__Raw data__.

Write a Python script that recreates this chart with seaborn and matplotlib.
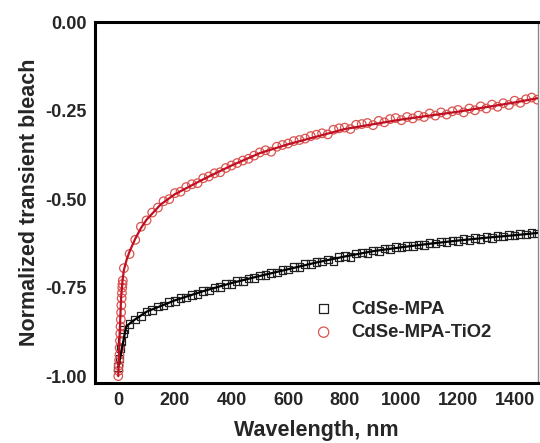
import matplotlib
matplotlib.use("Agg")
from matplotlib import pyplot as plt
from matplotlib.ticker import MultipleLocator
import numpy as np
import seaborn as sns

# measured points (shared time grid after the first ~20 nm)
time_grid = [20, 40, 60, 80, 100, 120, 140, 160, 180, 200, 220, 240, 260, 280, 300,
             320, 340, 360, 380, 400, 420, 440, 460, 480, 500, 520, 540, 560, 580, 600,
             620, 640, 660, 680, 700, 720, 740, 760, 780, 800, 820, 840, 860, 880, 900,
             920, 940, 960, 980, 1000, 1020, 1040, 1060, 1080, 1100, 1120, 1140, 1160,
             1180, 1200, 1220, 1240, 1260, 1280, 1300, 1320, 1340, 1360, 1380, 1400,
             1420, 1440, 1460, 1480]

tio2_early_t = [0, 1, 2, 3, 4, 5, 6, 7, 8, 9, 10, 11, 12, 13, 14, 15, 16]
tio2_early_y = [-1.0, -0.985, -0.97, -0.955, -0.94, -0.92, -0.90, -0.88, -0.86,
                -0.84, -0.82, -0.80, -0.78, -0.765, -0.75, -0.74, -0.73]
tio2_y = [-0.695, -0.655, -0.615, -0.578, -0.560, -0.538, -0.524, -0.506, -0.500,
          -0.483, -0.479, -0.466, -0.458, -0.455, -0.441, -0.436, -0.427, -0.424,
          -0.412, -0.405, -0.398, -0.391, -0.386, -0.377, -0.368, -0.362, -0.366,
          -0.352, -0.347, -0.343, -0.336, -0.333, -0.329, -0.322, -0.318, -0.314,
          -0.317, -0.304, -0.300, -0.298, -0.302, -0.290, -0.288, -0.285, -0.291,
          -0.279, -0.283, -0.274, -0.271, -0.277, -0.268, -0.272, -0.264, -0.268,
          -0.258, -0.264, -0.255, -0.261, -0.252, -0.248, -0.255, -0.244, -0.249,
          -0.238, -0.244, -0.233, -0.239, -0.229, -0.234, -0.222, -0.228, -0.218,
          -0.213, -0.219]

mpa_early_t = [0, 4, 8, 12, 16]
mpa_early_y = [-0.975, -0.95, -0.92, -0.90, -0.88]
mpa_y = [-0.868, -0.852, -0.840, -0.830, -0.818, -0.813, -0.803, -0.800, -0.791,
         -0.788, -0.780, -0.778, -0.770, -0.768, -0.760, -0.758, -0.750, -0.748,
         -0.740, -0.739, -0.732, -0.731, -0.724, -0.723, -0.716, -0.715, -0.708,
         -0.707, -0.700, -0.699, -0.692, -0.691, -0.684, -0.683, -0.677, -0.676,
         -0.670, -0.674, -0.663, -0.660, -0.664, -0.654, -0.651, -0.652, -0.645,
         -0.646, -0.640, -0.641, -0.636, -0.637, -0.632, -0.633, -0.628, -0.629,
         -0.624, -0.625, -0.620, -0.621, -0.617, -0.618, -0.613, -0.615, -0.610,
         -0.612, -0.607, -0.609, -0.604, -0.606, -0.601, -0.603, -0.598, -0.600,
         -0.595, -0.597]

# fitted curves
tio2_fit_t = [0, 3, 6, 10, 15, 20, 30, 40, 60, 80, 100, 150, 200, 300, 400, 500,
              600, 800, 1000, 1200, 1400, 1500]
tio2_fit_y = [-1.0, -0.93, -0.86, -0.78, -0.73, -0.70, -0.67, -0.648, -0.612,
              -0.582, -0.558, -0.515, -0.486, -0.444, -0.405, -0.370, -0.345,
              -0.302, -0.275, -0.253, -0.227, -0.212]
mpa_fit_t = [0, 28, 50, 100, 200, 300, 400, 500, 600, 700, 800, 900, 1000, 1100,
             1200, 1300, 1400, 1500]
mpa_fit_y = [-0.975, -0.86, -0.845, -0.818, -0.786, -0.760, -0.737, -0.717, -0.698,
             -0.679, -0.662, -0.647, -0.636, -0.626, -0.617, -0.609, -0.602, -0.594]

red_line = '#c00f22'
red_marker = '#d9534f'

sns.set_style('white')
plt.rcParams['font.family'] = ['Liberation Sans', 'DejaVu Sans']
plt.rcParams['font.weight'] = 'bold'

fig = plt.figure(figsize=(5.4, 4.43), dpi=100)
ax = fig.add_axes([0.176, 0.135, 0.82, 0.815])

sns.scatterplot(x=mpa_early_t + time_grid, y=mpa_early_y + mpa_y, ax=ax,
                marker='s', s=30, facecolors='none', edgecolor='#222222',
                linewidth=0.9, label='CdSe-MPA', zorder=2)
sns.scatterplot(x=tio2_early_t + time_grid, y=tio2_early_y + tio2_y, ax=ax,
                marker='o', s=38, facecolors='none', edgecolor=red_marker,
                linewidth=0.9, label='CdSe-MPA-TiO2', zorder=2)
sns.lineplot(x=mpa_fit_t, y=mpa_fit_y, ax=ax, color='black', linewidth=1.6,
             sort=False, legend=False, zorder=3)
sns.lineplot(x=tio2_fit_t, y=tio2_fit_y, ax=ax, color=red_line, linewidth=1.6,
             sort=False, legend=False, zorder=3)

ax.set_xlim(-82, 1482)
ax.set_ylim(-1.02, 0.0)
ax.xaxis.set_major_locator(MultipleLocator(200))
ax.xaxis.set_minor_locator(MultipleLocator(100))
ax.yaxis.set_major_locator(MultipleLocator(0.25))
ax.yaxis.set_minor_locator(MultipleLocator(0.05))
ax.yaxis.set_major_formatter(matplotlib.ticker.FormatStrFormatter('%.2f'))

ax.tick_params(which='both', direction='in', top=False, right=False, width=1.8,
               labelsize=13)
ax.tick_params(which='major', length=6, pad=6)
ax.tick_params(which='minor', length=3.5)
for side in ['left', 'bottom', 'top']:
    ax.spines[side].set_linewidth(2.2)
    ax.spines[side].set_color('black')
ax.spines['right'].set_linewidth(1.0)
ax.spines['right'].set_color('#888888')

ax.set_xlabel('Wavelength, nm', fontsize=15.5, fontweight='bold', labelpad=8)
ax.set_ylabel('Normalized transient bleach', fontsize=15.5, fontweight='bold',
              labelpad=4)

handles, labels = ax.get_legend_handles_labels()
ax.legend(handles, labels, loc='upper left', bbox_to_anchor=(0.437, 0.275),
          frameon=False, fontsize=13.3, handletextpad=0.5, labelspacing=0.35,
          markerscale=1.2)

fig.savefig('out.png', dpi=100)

__What this task involves__.
Everything from the top line of the data down to and including the line with "-0.213, -0.219]" is to be copied, except the pictures.

__Task solution__.
Write a Python script that recreates this chart with seaborn and matplotlib.
import matplotlib
matplotlib.use("Agg")
from matplotlib import pyplot as plt
from matplotlib.ticker import MultipleLocator
import numpy as np
import seaborn as sns

# measured points (shared time grid after the first ~20 nm)
time_grid = [20, 40, 60, 80, 100, 120, 140, 160, 180, 200, 220, 240, 260, 280, 300,
             320, 340, 360, 380, 400, 420, 440, 460, 480, 500, 520, 540, 560, 580, 600,
             620, 640, 660, 680, 700, 720, 740, 760, 780, 800, 820, 840, 860, 880, 900,
             920, 940, 960, 980, 1000, 1020, 1040, 1060, 1080, 1100, 1120, 1140, 1160,
             1180, 1200, 1220, 1240, 1260, 1280, 1300, 1320, 1340, 1360, 1380, 1400,
             1420, 1440, 1460, 1480]

tio2_early_t = [0, 1, 2, 3, 4, 5, 6, 7, 8, 9, 10, 11, 12, 13, 14, 15, 16]
tio2_early_y = [-1.0, -0.985, -0.97, -0.955, -0.94, -0.92, -0.90, -0.88, -0.86,
                -0.84, -0.82, -0.80, -0.78, -0.765, -0.75, -0.74, -0.73]
tio2_y = [-0.695, -0.655, -0.615, -0.578, -0.560, -0.538, -0.524, -0.506, -0.500,
          -0.483, -0.479, -0.466, -0.458, -0.455, -0.441, -0.436, -0.427, -0.424,
          -0.412, -0.405, -0.398, -0.391, -0.386, -0.377, -0.368, -0.362, -0.366,
          -0.352, -0.347, -0.343, -0.336, -0.333, -0.329, -0.322, -0.318, -0.314,
          -0.317, -0.304, -0.300, -0.298, -0.302, -0.290, -0.288, -0.285, -0.291,
          -0.279, -0.283, -0.274, -0.271, -0.277, -0.268, -0.272, -0.264, -0.268,
          -0.258, -0.264, -0.255, -0.261, -0.252, -0.248, -0.255, -0.244, -0.249,
          -0.238, -0.244, -0.233, -0.239, -0.229, -0.234, -0.222, -0.228, -0.218,
          -0.213, -0.219]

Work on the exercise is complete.